Central Maine Power and Emera Maine announced last week that the two companies have submitted a joint proposal to deliver enough clean energy to power at least a quarter-million homes in Connecticut, Massachusetts, and Rhode Island.
The Maine Renewable Energy Interconnect (MREI) is a cost-effective solution to southern New England's clean energy needs backed by two of the region's leading utilities with the resources and proven ability to deliver the project on time and at a competitive, fixed cost.
Central Maine Power is a subsidiary of AVANGRID, one of the largest energy and utility companies in the U.S. with operations in 25 states. Emera Maine is part of Emera Inc., a geographically diverse energy and services company with investments throughout northeastern North America and in four Caribbean countries. The companies have an extensive network of existing transmission corridors to complete the project, along with outstanding records for successful transmission development in northern New England.

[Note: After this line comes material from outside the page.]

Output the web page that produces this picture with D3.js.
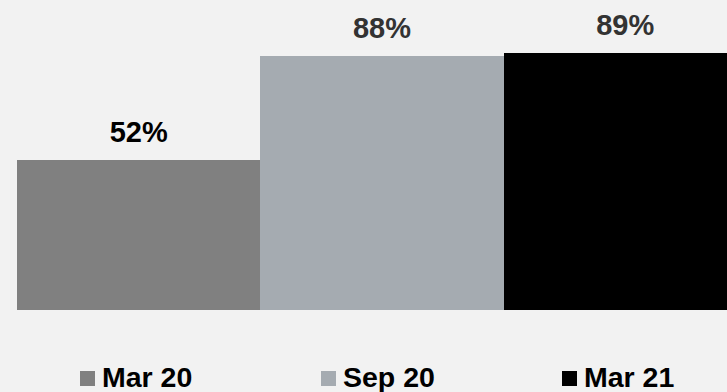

"Our joint project creates environmental and economic value for Maine and the region," said Sara Burns, president and CEO of CMP. "Bringing more renewables into the system will reduce emissions from burning fossil fuels and enhance price stability, energy security, and supply diversity."
In November 2015, a consortium of agencies and electric utilities in Connecticut, Massachusetts, and Rhode Island issued a Request for Proposals to deliver at least 5,000 gigawatt hours (GWh) of clean energy to reduce greenhouse gas emissions and to improve air quality with proposals due on January 28, 2016.

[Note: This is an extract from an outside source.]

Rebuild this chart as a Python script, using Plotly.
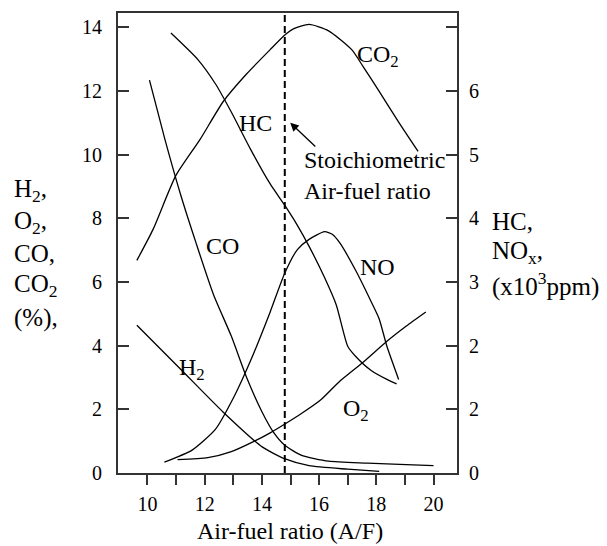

The proposed MREI would provide up to 1,200 megawatts of renewable energy from wind energy projects in northern Maine that are already in the planning and development phase. The project includes investments in the region's bulk power system to add approximately 150 miles of new line, new substations and other improvements. The improvements would be paid for by utility customers in the states that issued the RFP.
"The MREI offers a cost-effective, flexible, and scalable solution responsive to the Clean Energy RFP," said Burns. "In addition, these investments enhance the region's grid reliability and provide access for the future expansion of renewable resources from Maine or eastern Canada."
Alan Richardson, Emera Maine's president, said: "MREI offers a number of differentiating elements that we believe will be very attractive to the states that are seeking new sources of clean energy. MREI will be able to deliver that energy on time and at a competitive price because we are tapping our existing infrastructure."
Richardson also noted that using existing rights-of-way for much of the pathway minimizes environmental impacts. "The MREI is a high-value, low-cost solution for the southern New England states' need for clean energy with the advantages only companies with our resources can offer," said Richardson. "Emera Maine and CMP are enthusiastic about working together on solutions for our environment and the region's energy future."
According to an economic analysis, the MREI project will produce nearly $70 million in annual customer savings across New England and create thousands of jobs and significant new tax revenue in Maine.
CMP and Emera Maine signed a memorandum of understanding in 2014 regarding the development of joint projects that will benefit both the state of Maine and the New England region. The two companies have a history of working together to provide a more reliable and resilient grid, including a jointly owned 182-mile transmission line from Wiscasset, Maine to the Canadian border. Most recently, CMP completed a $1.4 billion investment in the Maine bulk power transmission system on schedule and under budget. The MREI would enhance the regional benefits of that investment by increasing its role in securing clean energy resources for the future.